In re Cozad, 208 B.R. 495, 498 (10th Cir BAP 1997) (appellate courts should not consider issues not properly raised in trial court).

Reconsideration Motion at 2, ¶ 5, in Appx62 at 31 (emphasis added).

Finally, the Debtor made no attempt to present grounds to alter or amend the Jurisdiction Order. Grounds for relief under Fed. R. Civ. P. 59, made applicable by Fed. R. Bankr. P. 9023, "include (1) an intervening change in the controlling law, (2) new evidence previously unavailable, and (3) the need to correct clear error or prevent manifest injustice." The Debtor's motion, which is only two pages long, essentially repeats its two grounds for appeal of the Jurisdiction Order and the Turnover Order. It makes no attempt to satisfy the rule's requirements for post-judgment relief. There is no claim of a change in the law or the discovery of new evidence.

Servants of the Paraclete v. Does, 204 F.3d 1005, 1012 (10th Cir. 2000).

Nor did the interests of justice support the bankruptcy court's reconsideration. This Debtor has had numerous opportunities to fulfill its obligations. At some point, there must come an end to the second chances. Certainly, there must come an end to the proliferation of litigation. Moreover, "[t]he inveterate policy of the law is to encourage, promote, and sustain the compromise and settlement of disputed claims." If courts are unwilling to enforce settlements, then parties will be disinclined to settle.

Am. Home Assurance Co. v. Cessna Aircraft Co., 551 F.2d 804, 808 (10th Cir. 1977) (internal quotation marks omitted); see also Williams v. First Nat'l Bank, 216 U.S. 582, 595 (1910) ("[c]ompromises of disputed claims are favored by the courts") (citing Hennessy v. Bacon, 137 U.S. 78 (1890)).

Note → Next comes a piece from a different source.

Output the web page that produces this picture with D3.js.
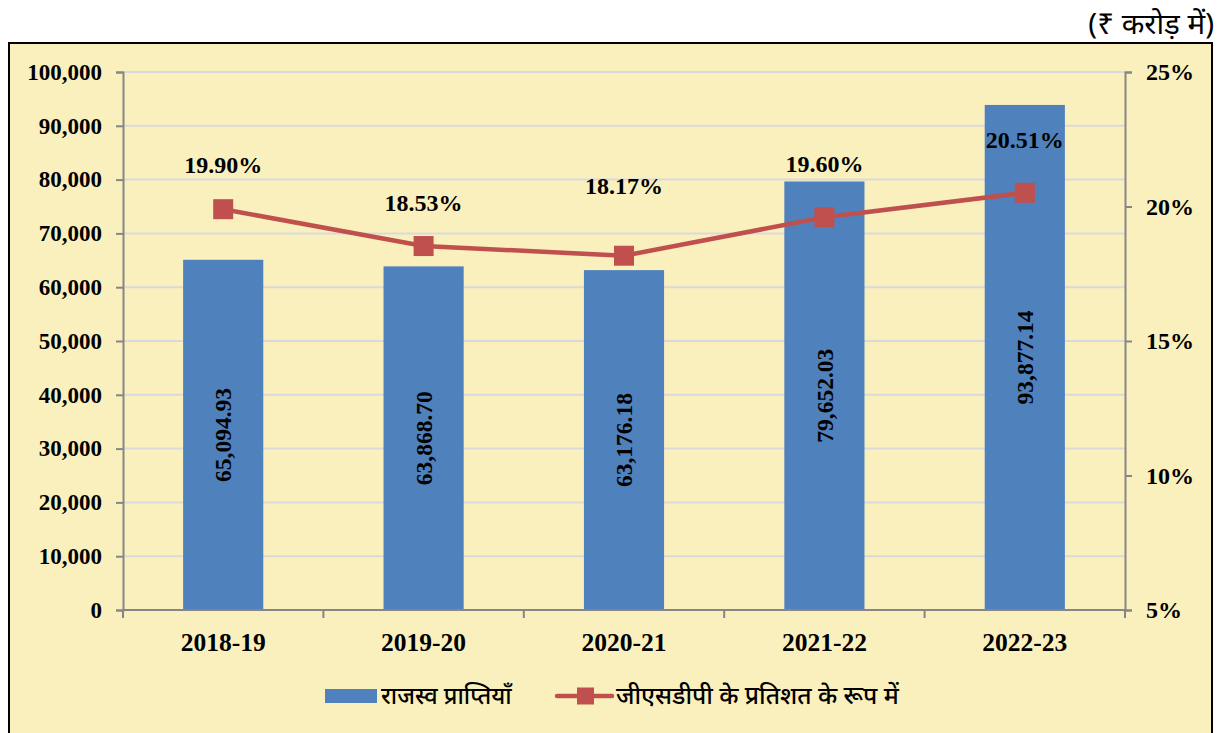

Accordingly, we conclude that there were no errors that would provide a basis for overturning the Jurisdiction Order. Nor was the bankruptcy court's denial of the Debtor's Reconsideration Motion an abuse of discretion.

B. The Turnover Order

The Debtor argues that the bankruptcy court lacked jurisdiction to enter the Turnover Order. Having found that the equipment was not property of the estate in the Jurisdiction Order, the Debtor claims that this Order divested the bankruptcy court of jurisdiction over the funds held in the Debtor's attorney's trust account as well. This argument fails for two reasons.

First, the Jurisdiction Order made no finding in regard to the ownership of these funds. Its ruling that the court had no jurisdiction extended only to the equipment and possession of the leased premises. It did not encompass the funds.

Second, the City had the right to demand that the parties' prior stipulation about the funds be enforced by asking the bankruptcy court to order them turned over to it. This is not a "turnover" proceeding in the § 542(a) sense. Nor is it a claim for administrative rent or a motion for stay relief. The court's authority to order the Debtor to turnover the funds stems from its authority to enforce its own orders. In the Stipulation, which was incorporated into the court's April 24, 2012 Order, it expressly provided that the funds would be paid to the City by a date certain. The bankruptcy court had the authority to enforce this provision of its order.

See Travelers Indem. Co. v. Bailey, 557 U.S. 137, 151 (2009) (bankruptcy courts have jurisdiction to enforce their own orders, even post-confirmation).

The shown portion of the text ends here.